> [Task goal]
Exactly reproduce the lines of the listing below from the one containing "Give me the matplotlib source for this chart." through the one containing "W, H = 1201, 830". Skip the images.

── Listed entries ──

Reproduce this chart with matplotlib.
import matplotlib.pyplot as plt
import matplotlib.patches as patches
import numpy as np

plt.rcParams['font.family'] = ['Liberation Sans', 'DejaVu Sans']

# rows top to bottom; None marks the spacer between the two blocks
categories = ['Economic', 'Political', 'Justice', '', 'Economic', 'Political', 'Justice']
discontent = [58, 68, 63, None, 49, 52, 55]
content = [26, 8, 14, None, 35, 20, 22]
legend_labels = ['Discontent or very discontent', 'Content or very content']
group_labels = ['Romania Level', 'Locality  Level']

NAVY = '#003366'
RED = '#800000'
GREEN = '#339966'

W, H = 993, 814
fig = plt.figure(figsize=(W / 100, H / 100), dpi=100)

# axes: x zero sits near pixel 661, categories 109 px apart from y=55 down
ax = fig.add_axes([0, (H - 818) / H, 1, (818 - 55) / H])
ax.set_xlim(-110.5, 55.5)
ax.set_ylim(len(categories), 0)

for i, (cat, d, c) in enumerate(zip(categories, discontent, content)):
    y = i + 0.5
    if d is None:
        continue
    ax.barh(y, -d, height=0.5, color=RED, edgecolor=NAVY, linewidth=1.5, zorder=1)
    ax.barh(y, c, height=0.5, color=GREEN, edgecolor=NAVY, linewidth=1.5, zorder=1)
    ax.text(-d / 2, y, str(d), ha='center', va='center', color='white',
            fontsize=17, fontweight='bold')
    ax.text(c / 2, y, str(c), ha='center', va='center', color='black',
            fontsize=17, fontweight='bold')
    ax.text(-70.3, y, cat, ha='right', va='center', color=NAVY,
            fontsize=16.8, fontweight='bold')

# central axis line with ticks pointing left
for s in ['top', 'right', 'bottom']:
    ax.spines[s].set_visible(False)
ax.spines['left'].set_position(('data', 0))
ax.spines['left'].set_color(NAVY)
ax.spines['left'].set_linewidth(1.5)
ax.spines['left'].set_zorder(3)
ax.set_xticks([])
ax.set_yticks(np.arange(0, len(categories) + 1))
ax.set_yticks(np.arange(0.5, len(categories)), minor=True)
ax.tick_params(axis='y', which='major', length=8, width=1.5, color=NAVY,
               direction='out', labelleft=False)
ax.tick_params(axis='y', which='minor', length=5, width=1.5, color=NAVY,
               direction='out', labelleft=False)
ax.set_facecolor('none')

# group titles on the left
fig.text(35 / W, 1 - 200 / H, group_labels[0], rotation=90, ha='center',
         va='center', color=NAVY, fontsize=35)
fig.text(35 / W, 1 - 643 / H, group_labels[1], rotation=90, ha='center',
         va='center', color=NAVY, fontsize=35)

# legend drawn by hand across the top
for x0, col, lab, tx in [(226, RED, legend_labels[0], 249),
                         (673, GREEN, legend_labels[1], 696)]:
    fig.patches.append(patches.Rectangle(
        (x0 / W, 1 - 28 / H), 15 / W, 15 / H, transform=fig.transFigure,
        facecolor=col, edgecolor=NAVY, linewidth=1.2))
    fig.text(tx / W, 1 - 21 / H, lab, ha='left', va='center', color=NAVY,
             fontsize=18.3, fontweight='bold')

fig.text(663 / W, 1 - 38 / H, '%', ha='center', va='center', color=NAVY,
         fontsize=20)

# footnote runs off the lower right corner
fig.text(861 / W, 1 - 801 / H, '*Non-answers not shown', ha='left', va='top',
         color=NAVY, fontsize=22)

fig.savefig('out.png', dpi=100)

───
── Listed entries ──

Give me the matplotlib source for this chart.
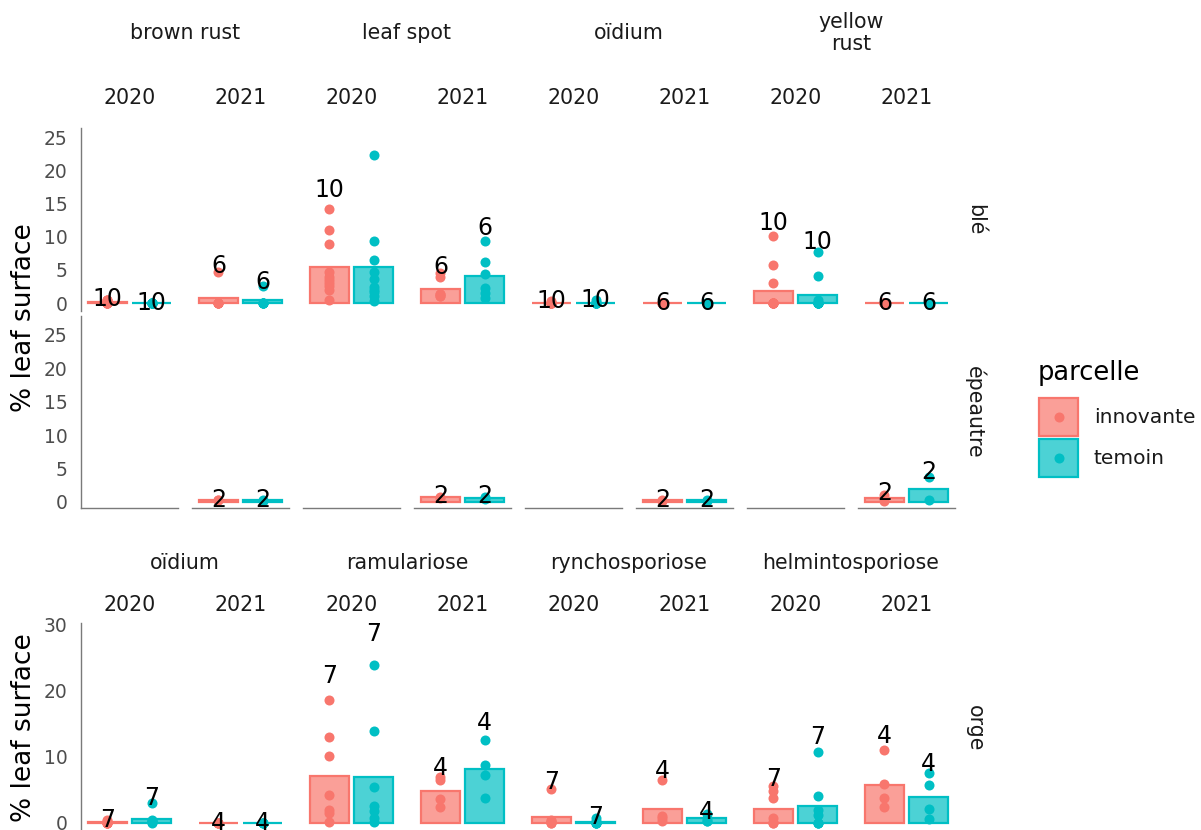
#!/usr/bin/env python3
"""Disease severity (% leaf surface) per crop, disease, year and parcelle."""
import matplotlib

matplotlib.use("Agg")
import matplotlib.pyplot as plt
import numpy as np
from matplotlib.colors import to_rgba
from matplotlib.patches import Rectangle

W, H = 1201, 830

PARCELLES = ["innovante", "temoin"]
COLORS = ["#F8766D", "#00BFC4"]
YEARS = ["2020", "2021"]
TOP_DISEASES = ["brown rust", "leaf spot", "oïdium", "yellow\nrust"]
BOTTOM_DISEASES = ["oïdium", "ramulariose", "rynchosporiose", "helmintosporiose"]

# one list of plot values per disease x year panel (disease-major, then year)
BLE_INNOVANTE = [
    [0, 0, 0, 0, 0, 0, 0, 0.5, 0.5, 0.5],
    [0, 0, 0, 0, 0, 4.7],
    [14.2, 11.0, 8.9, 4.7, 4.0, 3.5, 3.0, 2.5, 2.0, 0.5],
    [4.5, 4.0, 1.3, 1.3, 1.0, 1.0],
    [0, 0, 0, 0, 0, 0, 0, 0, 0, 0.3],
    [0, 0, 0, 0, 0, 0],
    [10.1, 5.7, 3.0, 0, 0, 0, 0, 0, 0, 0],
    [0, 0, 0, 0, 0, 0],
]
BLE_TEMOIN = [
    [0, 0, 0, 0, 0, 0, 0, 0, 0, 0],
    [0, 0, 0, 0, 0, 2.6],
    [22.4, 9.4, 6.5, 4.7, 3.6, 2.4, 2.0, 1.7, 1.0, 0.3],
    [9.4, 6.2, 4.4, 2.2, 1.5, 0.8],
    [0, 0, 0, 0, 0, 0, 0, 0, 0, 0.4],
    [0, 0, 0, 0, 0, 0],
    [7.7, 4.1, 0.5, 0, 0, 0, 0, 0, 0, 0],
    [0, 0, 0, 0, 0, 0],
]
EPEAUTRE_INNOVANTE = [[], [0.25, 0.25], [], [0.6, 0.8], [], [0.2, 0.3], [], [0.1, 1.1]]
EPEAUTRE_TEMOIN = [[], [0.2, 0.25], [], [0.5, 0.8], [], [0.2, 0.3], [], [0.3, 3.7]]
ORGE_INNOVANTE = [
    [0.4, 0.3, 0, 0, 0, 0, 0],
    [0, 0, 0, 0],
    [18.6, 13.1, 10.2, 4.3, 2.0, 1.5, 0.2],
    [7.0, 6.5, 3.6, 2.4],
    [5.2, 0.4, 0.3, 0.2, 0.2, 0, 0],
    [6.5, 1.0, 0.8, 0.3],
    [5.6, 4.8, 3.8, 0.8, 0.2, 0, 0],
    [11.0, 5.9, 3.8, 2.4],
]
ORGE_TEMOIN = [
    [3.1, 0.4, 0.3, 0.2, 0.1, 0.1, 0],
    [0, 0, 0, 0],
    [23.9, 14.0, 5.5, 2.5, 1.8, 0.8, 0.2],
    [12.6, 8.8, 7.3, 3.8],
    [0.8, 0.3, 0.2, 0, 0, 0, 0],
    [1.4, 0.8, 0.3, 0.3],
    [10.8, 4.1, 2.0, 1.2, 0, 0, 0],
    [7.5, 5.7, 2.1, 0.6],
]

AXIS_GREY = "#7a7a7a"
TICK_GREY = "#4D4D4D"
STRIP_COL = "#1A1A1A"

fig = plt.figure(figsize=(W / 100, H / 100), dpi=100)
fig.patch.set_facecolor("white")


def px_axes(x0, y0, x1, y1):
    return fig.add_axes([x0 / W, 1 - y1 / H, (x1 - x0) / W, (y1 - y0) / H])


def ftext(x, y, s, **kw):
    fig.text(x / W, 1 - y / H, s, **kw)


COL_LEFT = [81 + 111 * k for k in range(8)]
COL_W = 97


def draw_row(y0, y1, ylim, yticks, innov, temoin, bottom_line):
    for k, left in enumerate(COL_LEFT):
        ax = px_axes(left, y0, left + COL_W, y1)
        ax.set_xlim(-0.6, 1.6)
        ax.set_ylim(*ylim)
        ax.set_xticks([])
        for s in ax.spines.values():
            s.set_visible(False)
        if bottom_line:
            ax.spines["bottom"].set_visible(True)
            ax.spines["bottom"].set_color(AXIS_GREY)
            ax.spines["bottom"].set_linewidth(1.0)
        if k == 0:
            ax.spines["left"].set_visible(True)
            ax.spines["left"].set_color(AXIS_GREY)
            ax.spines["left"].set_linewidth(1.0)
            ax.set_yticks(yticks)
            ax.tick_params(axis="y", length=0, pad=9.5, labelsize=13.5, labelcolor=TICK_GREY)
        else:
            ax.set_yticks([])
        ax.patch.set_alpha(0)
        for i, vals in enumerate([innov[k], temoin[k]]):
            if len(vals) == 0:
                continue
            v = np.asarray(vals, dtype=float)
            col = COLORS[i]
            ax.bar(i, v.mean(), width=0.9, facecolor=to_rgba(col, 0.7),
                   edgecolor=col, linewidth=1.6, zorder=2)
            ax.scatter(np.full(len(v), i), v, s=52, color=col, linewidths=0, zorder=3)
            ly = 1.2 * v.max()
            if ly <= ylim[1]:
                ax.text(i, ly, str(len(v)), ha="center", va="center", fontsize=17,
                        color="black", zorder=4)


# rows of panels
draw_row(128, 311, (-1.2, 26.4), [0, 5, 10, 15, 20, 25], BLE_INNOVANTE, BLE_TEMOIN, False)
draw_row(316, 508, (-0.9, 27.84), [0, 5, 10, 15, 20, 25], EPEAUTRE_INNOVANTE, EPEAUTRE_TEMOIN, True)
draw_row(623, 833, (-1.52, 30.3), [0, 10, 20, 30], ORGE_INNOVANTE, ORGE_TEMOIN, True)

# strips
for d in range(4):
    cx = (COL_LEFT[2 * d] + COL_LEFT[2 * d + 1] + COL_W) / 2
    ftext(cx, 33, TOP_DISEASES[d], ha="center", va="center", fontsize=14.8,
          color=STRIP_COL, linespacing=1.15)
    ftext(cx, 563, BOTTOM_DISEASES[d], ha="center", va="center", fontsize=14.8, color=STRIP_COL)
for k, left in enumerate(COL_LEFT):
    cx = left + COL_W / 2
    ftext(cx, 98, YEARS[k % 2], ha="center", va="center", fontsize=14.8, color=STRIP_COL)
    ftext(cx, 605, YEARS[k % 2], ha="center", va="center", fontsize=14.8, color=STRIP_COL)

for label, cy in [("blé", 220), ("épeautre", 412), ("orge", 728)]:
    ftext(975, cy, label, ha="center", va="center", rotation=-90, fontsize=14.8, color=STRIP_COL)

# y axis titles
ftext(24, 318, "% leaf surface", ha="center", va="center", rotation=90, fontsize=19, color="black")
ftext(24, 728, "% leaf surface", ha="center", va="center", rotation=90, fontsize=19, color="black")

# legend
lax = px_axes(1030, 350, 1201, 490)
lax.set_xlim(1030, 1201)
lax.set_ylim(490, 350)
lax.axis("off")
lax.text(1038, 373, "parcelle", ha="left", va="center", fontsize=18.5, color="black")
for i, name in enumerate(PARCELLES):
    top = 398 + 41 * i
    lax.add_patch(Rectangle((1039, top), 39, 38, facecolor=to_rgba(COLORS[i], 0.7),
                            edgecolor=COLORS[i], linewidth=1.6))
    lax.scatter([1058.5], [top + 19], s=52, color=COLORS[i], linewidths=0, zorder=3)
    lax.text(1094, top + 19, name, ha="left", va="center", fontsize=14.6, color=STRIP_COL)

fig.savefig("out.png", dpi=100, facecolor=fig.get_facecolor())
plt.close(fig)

───

> [Final result]
Give me the matplotlib source for this chart.
#!/usr/bin/env python3
"""Disease severity (% leaf surface) per crop, disease, year and parcelle."""
import matplotlib

matplotlib.use("Agg")
import matplotlib.pyplot as plt
import numpy as np
from matplotlib.colors import to_rgba
from matplotlib.patches import Rectangle

W, H = 1201, 830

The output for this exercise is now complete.